TASK PROMPT
Retype the data exactly, from its first line to the line containing "plt.rcParams['font.family'] = ['Liberation", including both, and skip any picture.
============
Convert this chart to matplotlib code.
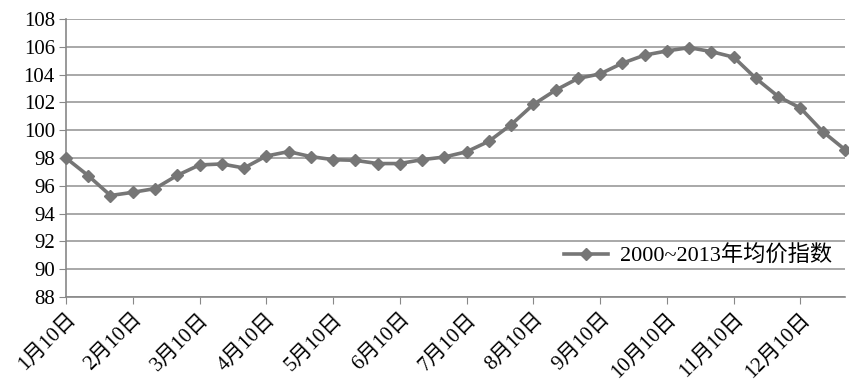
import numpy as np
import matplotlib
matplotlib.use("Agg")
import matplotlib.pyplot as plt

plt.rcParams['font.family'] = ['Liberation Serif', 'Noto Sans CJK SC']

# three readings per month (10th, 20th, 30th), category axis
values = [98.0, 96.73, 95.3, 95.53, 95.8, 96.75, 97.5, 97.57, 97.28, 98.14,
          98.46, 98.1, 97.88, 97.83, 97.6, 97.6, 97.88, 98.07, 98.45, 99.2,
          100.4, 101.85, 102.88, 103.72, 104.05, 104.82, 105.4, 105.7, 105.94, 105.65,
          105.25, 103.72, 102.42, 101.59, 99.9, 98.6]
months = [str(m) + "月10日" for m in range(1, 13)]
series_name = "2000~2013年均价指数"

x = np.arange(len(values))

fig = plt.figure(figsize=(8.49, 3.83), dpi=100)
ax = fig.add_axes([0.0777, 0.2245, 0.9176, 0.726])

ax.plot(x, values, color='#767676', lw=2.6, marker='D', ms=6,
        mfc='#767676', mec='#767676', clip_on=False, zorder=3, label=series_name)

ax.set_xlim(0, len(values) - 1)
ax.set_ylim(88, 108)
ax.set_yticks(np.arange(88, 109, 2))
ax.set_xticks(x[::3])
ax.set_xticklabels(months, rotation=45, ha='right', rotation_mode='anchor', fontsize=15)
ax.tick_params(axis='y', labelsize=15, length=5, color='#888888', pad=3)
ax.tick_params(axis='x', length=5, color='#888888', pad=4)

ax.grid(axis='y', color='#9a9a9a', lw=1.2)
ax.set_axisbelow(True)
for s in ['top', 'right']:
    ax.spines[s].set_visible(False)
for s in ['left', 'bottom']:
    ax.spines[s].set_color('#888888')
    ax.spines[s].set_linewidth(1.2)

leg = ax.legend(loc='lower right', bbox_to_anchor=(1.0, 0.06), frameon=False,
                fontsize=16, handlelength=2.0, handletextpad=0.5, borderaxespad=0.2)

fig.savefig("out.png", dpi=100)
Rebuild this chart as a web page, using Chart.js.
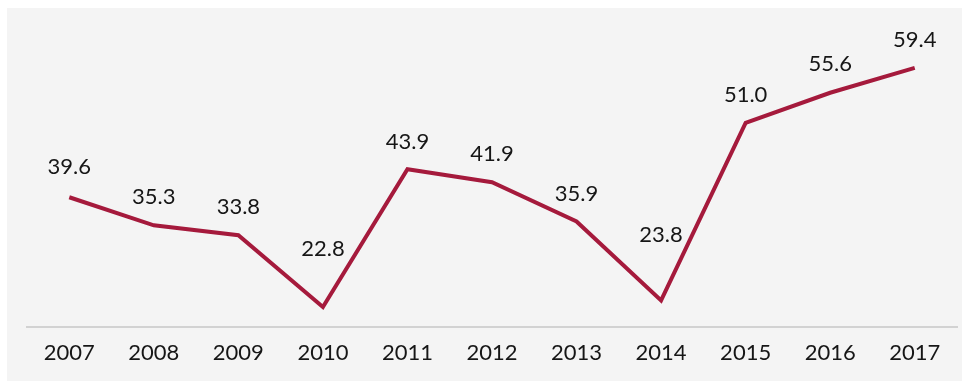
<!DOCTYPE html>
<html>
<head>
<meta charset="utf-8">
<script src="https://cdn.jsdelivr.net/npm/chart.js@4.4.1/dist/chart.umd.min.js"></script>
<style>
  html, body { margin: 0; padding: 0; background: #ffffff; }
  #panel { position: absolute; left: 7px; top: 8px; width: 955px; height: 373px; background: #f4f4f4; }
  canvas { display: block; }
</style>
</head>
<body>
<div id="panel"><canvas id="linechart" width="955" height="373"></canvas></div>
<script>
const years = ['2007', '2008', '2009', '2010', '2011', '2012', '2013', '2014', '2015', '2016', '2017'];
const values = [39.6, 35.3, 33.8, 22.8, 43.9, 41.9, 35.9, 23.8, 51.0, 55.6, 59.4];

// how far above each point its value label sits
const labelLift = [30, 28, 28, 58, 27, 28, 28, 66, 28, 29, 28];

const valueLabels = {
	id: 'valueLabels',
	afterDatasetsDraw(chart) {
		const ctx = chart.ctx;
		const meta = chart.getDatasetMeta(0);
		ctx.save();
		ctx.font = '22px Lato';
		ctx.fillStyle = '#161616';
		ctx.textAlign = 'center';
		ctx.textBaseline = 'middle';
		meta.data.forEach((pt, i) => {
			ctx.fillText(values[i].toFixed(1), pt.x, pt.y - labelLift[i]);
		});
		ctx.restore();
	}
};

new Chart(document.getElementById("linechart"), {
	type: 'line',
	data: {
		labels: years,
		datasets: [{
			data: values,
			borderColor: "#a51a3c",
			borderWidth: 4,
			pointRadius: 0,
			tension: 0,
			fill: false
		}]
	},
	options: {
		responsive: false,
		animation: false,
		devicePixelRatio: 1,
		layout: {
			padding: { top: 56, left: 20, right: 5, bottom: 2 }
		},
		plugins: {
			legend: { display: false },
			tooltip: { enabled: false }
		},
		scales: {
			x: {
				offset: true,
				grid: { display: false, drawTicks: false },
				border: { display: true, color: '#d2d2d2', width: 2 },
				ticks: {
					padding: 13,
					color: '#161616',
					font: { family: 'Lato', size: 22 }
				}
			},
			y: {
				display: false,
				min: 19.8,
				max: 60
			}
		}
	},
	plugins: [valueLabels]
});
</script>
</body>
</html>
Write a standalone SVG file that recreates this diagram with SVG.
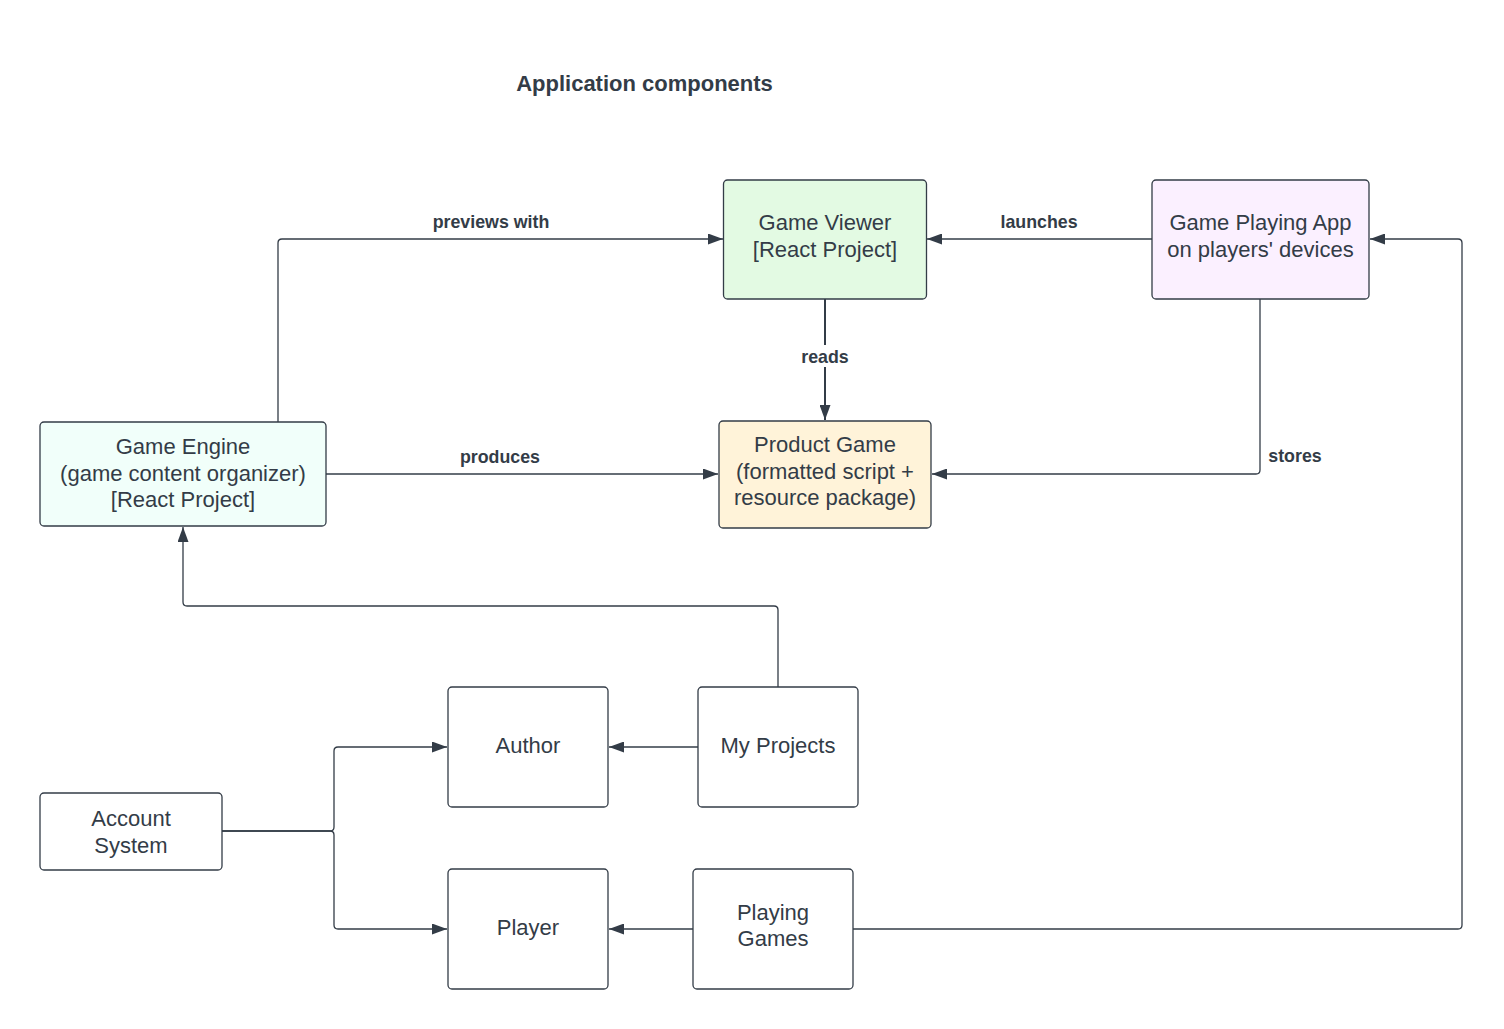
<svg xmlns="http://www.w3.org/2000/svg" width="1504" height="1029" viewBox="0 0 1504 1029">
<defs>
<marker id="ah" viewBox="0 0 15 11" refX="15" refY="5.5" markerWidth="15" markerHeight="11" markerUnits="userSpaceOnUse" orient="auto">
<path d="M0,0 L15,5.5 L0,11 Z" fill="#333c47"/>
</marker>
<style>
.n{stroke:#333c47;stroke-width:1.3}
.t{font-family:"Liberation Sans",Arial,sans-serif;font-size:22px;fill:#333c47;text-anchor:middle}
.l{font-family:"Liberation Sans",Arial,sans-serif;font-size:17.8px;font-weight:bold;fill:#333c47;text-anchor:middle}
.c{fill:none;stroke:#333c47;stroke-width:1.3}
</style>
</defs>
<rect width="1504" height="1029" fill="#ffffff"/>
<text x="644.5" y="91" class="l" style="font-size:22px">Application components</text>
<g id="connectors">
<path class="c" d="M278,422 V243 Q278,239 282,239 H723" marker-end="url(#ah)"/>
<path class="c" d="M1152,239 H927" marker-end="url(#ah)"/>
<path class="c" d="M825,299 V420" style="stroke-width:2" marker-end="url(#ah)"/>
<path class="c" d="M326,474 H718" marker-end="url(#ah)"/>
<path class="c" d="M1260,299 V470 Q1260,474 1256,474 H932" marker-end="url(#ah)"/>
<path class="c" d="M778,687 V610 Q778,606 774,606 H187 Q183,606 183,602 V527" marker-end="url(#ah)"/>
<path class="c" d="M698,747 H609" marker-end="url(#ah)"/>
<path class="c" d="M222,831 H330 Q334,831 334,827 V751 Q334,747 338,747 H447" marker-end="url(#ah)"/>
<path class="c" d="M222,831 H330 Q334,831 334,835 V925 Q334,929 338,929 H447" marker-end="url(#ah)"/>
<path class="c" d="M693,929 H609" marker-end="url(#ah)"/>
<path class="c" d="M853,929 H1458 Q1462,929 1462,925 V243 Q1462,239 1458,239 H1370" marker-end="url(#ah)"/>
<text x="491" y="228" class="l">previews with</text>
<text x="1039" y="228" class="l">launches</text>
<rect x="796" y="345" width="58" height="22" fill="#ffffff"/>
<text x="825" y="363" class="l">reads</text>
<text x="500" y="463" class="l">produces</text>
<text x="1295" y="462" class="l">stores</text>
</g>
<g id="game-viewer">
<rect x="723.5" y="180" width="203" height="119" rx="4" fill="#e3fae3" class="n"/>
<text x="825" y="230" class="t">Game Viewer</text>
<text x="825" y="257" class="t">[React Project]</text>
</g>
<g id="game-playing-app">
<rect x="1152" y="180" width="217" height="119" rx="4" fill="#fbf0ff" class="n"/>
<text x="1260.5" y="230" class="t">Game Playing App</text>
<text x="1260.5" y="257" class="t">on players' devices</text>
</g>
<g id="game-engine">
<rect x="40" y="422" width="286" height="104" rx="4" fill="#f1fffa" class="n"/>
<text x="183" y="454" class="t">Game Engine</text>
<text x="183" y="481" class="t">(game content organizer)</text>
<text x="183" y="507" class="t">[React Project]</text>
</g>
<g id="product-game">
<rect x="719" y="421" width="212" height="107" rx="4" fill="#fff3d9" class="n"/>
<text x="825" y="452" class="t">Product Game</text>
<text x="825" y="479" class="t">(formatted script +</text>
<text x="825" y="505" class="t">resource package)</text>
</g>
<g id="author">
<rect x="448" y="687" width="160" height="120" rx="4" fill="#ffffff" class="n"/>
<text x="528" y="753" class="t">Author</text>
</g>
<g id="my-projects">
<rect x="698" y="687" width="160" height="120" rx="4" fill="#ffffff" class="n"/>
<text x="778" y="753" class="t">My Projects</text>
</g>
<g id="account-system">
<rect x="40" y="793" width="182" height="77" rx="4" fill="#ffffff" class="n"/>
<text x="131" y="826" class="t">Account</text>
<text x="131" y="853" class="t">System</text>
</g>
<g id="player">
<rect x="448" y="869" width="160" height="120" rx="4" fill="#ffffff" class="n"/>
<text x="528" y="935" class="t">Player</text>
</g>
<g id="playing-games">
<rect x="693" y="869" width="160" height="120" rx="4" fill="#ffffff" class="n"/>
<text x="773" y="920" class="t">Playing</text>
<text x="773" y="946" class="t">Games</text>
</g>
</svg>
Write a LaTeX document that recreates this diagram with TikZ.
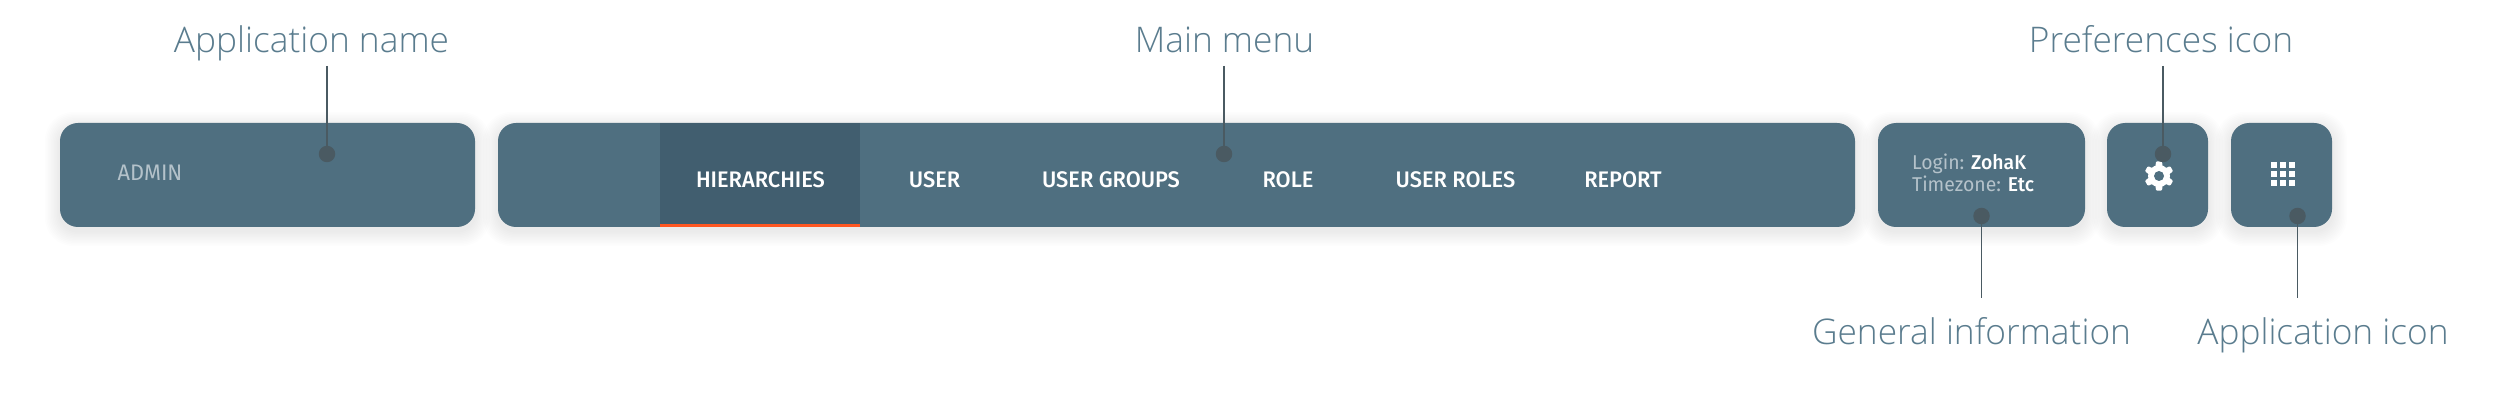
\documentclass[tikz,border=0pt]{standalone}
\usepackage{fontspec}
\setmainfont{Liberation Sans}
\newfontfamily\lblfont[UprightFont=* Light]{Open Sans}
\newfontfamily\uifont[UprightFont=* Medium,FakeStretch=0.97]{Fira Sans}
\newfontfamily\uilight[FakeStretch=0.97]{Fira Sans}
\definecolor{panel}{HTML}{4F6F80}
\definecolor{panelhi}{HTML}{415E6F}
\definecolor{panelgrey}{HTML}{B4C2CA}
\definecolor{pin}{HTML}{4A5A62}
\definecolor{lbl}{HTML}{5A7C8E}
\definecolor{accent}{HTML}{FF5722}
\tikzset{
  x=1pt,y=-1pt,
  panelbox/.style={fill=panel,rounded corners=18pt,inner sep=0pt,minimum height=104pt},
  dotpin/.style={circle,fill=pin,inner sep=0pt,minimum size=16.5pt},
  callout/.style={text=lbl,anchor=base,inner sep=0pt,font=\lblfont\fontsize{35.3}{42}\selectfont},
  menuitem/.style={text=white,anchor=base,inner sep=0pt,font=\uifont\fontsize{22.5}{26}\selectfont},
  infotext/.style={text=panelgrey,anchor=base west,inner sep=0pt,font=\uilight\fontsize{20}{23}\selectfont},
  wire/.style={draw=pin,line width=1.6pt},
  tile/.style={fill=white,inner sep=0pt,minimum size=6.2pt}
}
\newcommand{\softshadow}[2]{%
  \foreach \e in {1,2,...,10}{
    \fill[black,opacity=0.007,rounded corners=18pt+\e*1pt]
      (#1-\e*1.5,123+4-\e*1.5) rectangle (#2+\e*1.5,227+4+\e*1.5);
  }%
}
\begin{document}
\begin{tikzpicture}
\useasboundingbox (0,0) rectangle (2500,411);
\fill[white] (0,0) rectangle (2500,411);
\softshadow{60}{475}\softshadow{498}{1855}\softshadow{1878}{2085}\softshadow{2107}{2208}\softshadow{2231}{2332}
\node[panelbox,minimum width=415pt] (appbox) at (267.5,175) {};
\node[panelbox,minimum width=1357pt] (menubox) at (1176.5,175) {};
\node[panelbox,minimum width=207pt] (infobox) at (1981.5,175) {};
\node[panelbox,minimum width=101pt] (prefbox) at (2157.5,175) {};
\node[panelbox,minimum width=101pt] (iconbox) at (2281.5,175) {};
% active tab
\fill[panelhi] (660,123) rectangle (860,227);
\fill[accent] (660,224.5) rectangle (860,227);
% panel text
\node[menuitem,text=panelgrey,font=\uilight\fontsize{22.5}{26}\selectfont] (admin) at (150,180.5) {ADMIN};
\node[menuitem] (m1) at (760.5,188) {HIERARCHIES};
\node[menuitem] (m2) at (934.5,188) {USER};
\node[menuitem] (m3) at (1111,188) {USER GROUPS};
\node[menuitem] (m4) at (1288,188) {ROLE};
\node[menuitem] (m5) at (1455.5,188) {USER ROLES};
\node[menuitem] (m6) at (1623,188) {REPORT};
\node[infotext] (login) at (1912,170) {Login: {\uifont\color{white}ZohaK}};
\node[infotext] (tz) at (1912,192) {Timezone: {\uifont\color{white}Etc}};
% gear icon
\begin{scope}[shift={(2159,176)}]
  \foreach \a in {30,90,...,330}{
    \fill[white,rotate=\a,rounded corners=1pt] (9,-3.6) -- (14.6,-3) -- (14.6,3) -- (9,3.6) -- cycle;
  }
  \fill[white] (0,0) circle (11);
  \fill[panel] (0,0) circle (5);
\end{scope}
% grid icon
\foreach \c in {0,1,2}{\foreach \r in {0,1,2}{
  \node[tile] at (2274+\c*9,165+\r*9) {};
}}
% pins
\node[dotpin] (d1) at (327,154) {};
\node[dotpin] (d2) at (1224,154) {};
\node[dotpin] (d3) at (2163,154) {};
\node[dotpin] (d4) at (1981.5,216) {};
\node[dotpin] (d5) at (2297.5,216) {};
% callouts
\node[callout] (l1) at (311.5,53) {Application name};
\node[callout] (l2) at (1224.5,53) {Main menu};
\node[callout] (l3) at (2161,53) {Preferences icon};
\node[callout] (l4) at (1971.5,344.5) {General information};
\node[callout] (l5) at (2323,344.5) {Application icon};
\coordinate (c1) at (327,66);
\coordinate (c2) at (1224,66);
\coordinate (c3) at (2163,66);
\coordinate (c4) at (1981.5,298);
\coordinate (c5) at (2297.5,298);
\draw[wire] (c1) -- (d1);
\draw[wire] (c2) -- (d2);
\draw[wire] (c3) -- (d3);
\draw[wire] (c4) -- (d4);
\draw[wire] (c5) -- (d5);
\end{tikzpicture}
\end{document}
============
COMPLETE OUTPUT
Convert this chart to matplotlib code.
import numpy as np
import matplotlib
matplotlib.use("Agg")
import matplotlib.pyplot as plt

plt.rcParams['font.family'] = ['Liberation Serif', 'Noto Sans CJK SC']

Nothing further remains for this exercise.